Wide World of Sports: The 24 Hours of LeMons
Not Le Mans, LeMons. As in lemons. Read on...
http://www.sfgate.com/cgi-bin/article.cgi?f=/c/a/2012/05/29/MNT11OHP62.DTL
"Driving in LeMons is nothing like driving in any other competitive race," says Doherty, 29, a computer programmer who lives in Mountain View. "You have really crappy cars that have terrible handling, that break and fall apart and catch fire. There are drivers that are really good, and drivers that are really bad, and 150 cars on the track at once. It's basically trying not to get hit."

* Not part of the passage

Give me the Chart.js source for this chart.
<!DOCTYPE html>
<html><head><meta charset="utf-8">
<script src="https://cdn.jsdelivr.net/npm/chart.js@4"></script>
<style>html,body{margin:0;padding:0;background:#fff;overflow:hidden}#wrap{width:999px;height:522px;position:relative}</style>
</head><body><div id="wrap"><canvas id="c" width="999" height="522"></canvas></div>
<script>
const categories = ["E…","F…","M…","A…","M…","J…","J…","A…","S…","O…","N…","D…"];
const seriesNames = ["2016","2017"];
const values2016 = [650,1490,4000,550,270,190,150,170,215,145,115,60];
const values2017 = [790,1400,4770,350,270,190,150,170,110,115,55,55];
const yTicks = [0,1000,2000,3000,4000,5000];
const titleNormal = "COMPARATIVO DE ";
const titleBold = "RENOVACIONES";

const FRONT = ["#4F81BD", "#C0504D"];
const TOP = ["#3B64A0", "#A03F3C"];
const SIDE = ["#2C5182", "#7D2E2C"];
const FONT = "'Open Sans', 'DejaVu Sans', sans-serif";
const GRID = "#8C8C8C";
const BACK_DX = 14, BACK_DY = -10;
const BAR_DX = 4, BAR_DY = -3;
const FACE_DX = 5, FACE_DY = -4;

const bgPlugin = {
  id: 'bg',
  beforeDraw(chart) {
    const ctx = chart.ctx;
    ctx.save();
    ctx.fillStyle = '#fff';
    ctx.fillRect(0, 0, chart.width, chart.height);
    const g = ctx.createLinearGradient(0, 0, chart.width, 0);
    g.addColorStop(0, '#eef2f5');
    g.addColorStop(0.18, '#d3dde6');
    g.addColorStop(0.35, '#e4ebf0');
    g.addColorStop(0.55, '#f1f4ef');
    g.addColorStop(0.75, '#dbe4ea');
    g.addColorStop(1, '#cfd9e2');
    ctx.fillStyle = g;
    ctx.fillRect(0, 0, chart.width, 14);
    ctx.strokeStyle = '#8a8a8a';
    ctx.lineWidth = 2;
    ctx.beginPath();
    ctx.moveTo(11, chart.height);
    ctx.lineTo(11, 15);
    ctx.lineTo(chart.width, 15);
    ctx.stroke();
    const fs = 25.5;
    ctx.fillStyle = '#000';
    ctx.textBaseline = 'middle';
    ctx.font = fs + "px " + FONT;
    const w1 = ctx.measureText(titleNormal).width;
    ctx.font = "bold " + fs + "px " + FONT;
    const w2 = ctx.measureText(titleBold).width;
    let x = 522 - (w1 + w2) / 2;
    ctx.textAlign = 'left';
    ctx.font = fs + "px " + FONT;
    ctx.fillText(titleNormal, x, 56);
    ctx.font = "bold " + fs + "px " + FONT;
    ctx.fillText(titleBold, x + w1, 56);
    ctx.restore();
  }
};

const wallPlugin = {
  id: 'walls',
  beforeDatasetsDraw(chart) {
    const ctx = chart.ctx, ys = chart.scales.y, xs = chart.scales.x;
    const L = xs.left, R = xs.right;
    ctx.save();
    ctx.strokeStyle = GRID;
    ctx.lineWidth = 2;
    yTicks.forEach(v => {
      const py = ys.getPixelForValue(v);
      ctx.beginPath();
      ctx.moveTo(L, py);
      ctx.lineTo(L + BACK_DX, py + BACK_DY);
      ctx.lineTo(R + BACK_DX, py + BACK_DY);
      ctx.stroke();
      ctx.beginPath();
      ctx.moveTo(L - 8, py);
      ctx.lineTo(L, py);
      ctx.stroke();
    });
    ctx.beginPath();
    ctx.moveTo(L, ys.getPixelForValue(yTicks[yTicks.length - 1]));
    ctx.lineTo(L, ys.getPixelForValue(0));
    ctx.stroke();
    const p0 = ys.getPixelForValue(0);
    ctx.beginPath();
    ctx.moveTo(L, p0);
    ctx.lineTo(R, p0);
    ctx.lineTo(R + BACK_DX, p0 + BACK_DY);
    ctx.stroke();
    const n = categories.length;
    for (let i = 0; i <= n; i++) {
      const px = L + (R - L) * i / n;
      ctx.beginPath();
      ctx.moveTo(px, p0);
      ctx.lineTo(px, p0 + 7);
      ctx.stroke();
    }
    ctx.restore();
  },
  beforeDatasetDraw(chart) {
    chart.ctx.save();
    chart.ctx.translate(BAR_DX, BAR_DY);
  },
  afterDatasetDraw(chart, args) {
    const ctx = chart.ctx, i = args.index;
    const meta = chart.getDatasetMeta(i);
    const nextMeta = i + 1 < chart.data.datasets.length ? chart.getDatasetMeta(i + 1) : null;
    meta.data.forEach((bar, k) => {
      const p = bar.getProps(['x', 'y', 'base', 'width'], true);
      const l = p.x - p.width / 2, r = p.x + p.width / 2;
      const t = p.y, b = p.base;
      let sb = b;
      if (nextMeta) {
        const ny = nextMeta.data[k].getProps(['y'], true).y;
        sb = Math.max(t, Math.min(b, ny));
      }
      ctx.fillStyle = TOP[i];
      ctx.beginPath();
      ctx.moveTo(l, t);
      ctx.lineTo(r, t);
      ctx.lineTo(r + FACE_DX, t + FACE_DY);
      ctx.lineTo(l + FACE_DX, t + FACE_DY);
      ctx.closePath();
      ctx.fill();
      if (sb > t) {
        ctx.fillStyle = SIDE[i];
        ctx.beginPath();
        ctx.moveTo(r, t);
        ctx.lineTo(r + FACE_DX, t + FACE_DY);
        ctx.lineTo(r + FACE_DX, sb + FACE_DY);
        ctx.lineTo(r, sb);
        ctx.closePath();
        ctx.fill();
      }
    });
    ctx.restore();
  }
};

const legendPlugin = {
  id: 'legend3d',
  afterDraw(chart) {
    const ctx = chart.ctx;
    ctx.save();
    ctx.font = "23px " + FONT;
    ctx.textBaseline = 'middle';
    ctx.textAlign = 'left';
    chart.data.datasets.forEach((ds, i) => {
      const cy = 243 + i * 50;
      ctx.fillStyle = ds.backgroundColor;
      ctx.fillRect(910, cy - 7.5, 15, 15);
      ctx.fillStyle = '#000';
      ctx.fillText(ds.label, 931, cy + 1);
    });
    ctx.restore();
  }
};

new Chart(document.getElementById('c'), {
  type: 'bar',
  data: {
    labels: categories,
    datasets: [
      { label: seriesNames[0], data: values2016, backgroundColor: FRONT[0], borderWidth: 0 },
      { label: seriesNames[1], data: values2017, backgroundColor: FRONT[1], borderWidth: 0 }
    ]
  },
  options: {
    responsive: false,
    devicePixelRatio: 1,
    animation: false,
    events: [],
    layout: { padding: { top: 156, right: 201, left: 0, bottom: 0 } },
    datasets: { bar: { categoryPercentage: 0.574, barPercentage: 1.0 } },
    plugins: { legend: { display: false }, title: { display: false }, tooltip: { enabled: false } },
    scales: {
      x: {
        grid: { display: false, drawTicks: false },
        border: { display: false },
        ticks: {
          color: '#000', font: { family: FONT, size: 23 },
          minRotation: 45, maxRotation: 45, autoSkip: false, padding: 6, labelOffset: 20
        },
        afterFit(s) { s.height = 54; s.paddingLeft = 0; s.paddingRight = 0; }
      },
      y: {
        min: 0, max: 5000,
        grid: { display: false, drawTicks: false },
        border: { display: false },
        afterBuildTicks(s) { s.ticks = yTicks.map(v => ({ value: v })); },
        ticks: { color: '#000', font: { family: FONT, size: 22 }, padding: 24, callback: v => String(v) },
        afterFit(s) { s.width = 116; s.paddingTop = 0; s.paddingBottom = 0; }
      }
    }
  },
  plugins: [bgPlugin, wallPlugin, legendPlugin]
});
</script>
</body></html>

Founder and Chief Perpetrator of the 24 Hours of LeMons is Jay Lamm, 36, a San Francisco automotive journalist who was tired of seeing $500,000 cars on the track. So he decided to slice three zeros off that with one novelty race that drew 32 cars. Lamm stayed with it, and the circuit is now a full-time job with an office in Emeryville and a staff of three putting on two dozen races a year nationwide ( www.24hoursoflemons.com). As many as 3,000 spectators pay to watch the wrecks go round.
The cars in the 24 Hours of LeMons are closer to the art cars at Burning Man than they are to the cars in the 24 Hours of Le Mans, the famed French sports car race. A LeMons race is won by total number of laps in the allotted time, which can range from 14 hours to 24. There is a prerace inspection, and the judges will dock a team laps if a car looks like more of a cherry than a lemon.
The entrants range from Pinto to Peugeot, and when Cheesy made its debut with a steam-cleaned engine, it was docked 300 laps, meaning it would have to go around the track 300 times before starting at zero. Luckily the judges are also weakened by bribes, so an unopened bottle of Johnny Walker Black Label got the penalty reduced to 30 laps.